Opponents are saying that this law ultimately harms people by restraining city officials from enforcing locally determined laws that govern the use of public spaces. Whereas, advocates for the homeless are saying the eighth amendment protects these citizens from excessive fines and cruel and unusual punishment. The 9th Circuit agreed with this position and therefore had made the decision to rule the law unconstitutional.

For California cities, this will come as quite the undertaking in managing a solution to the issues purveying the homeless. California contains nearly one-quarter of the country’s entire homeless population. San Francisco has seen its homeless population soar by 30 percent since 2017. According to the Los Angeles Homeless Services Authority, the city of Los Angeles had as many as 60,000 homeless residents on any given night in 2019. Sacramento has even stated that their homeless populations have become the highest on record.

More American cities are passing anti-camping ordinances and the results are not necessarily curbing the issues of homelessness. Advocates for homeless rights argue that the laws that criminalize public camping are not doing the justice they should be serving and that cities across the United States should take a closer look at analyzing root issues of homelessness if they are to institute a decrease. In addition, advocates are working with city officials in California cities to find funding for more shelters and services for homeless populations.

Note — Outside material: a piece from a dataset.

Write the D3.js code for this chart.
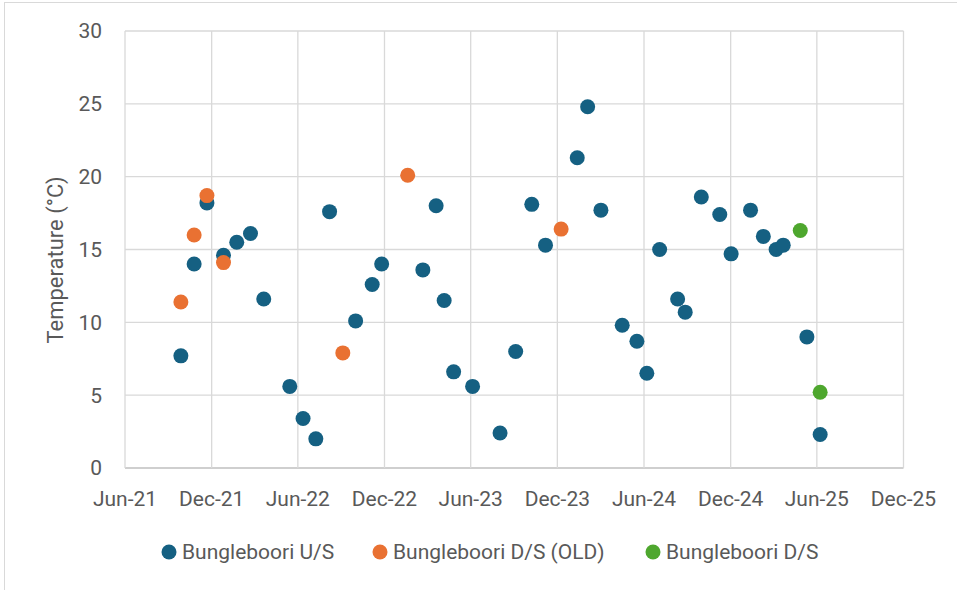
<!DOCTYPE html>
<html>
<head>
<meta charset="utf-8">
<script src="https://cdn.jsdelivr.net/npm/d3@7"></script>
<style>
  html, body { margin: 0; padding: 0; background: #fff; }
  svg { display: block; }
  text { font-family: Roboto, "Open Sans", sans-serif; fill: #595959; }
</style>
</head>
<body>
<svg id="chart" width="957" height="590"></svg>
<script>
// ---- Data ----
const usDates = ["2021-09-27","2021-10-25","2021-11-21","2021-12-26","2022-01-23","2022-02-21","2022-03-21","2022-05-15","2022-06-12","2022-07-09","2022-08-07","2022-10-01","2022-11-05","2022-11-25","2023-02-20","2023-03-20","2023-04-06","2023-04-26","2023-06-05","2023-08-02","2023-09-04","2023-10-08","2023-11-06","2024-01-12","2024-02-03","2024-03-02","2024-04-16","2024-05-17","2024-06-07","2024-07-04","2024-08-11","2024-08-27","2024-09-30","2024-11-08","2024-12-02","2025-01-12","2025-02-08","2025-03-07","2025-03-22","2025-05-11","2025-06-08"];
const usTemps = [7.7,14.0,18.2,14.6,15.5,16.1,11.6,5.6,3.4,2.0,17.6,10.1,12.6,14.0,13.6,18.0,11.5,6.6,5.6,2.4,8.0,18.1,15.3,21.3,24.8,17.7,9.8,8.7,6.5,15.0,11.6,10.7,18.6,17.4,14.7,17.7,15.9,15.0,15.3,9.0,2.3];
const oldDates = ["2021-09-27","2021-10-25","2021-11-21","2021-12-26","2022-09-04","2023-01-19","2023-12-09"];
const oldTemps = [11.4,16.0,18.7,14.1,7.9,20.1,16.4];
const dsDates = ["2025-04-27","2025-06-08"];
const dsTemps = [16.3,5.2];
const seriesNames = ["Bungleboori U/S","Bungleboori D/S (OLD)","Bungleboori D/S"];
const seriesColors = ["#156082","#E97132","#4EA72E"];
const xTickDates = ["2021-06-01","2021-12-01","2022-06-01","2022-12-01","2023-06-01","2023-12-01","2024-06-01","2024-12-01","2025-06-01","2025-12-01"];
const yTicks = [0,5,10,15,20,25,30];
const yTitle = "Temperature (°C)";

// ---- Build ----
const parse = d3.timeParse("%Y-%m-%d");
const fmt = d3.timeFormat("%b-%y");
const series = [
  {name: seriesNames[0], color: seriesColors[0], pts: usDates.map((d,i)=>({d:parse(d), v:usTemps[i]}))},
  {name: seriesNames[1], color: seriesColors[1], pts: oldDates.map((d,i)=>({d:parse(d), v:oldTemps[i]}))},
  {name: seriesNames[2], color: seriesColors[2], pts: dsDates.map((d,i)=>({d:parse(d), v:dsTemps[i]}))}
];

const svg = d3.select("#chart");
const L = 125, R = 903.5, T = 31, B = 468;
const x = d3.scaleTime().domain([parse(xTickDates[0]), parse(xTickDates[xTickDates.length-1])]).range([L, R]);
const y = d3.scaleLinear().domain([0, 30]).range([B, T]);

// outer frame
svg.append("rect").attr("x",4.5).attr("y",2.5).attr("width",1000).attr("height",700)
  .attr("fill","#fff").attr("stroke","#d9d9d9").attr("stroke-width",1);

// gridlines
const g = svg.append("g");
g.selectAll(".hg").data(yTicks).join("line")
  .attr("x1",L).attr("x2",R).attr("y1",d=>y(d)).attr("y2",d=>y(d))
  .attr("stroke", d => d===0 ? "#bfbfbf" : "#d9d9d9").attr("stroke-width",1.3);
g.selectAll(".vg").data(xTickDates).join("line")
  .attr("x1",d=>x(parse(d))).attr("x2",d=>x(parse(d))).attr("y1",T).attr("y2",B)
  .attr("stroke","#d9d9d9").attr("stroke-width",1.3);

// y tick labels
svg.append("g").selectAll("text").data(yTicks).join("text")
  .attr("x",102).attr("y",d=>y(d)).attr("dy","0.35em").attr("text-anchor","end")
  .style("font-size","21px").text(d=>d);

// x tick labels
svg.append("g").selectAll("text").data(xTickDates).join("text")
  .attr("x",d=>x(parse(d))).attr("y",499).attr("dy","0.35em").attr("text-anchor","middle")
  .style("font-size","21px").text(d=>fmt(parse(d)));

// y title
svg.append("text").attr("transform","translate(55,260) rotate(-90)")
  .attr("text-anchor","middle").attr("dy","0.35em").style("font-size","22px").text(yTitle);

// points
series.forEach(s => {
  svg.append("g").selectAll("circle").data(s.pts).join("circle")
    .attr("cx",d=>x(d.d)).attr("cy",d=>y(d.v)).attr("r",7.5).attr("fill",s.color);
});

// legend
const legX = [169, 380, 653];
const leg = svg.append("g");
series.forEach((s,i) => {
  leg.append("circle").attr("cx",legX[i]).attr("cy",552).attr("r",7.5).attr("fill",s.color);
  leg.append("text").attr("x",legX[i]+13).attr("y",552).attr("dy","0.35em")
    .style("font-size","21px").text(s.name);
});
</script>
</body>
</html>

The Housing First policy, which has been championed by the city of Houston, Texas, has seen a significant reduction in homeless populations in their metro boundaries. Since 2011, the city of Houston has seen a 54 percent drop in homeless rates according to local point-in-time counts conducted. Approximately 18,000 in the city of Houston now have housing with leases in the tenant’s name thanks to these Housing First policies. Even though populations of homeless people had been on the rise after Hurricane Harvey, the effort has gone a long way in combating poverty in their city. Much more so than other Texas cities such as Dallas, Austin, and San Antonio, for example.

Opponents of this methodology have been gearing up within the White House since September when President Donald Trump ordered officials within his cabinet to tackle the issue of homelessness in Los Angeles and other California cities. On Monday, December 13, 2019, Housing Secretary Ben Carson met with city officials from Houston to encourage a push for federal action on homeless encampments. In addition, part of his trip to Houston encouraged stripping funding from cities that tolerate encampments within their city limits.

Part of Carson’s trip involved a tour of a homeless shelter and a former Harris County jail facility. This appears to be in line with a plan to have the government buy up real estate within cities swamped with homeless encampments. Carson’s tour of the former jail facility is also part of a controversial push by the federal government to outfit decommissioned correctional facilities into homeless shelters. This hands-on approach from the White House’s Domestic Policy Council is in part encouraged by the United States Department of Housing and Urban Development (HUD) who are working together to solidify policies that tenor law enforcement over the provision of resources.

In November of 2019, an official from HUD sent a letter to Portland, Oregon’s Mayor Ted Wheeler, and other Oregon officials. The letter proposed to create a pilot program to curb homelessness by repurposing an unused jail in Portland. This came on the heels of a trip Carson and HUD officials made to Los Angeles in September when they toured a former federal building just outside of the city.

In addition, HUD has narrowed down a list of 24 cities that have been selected as an intention to deprive funding and resources for the homeless. Houston, Texas is on that list and five major California cities as well.

In any case, both sides of the fence are in anticipation of an executive order by President Donald Trump that could possibly strip local governments of their ability to take a ‘Housing First’ approach. The consistent nature of federal officials looking into creating new methods of control over local city governments, in regards to homelessness, indicates that this is a real possibility.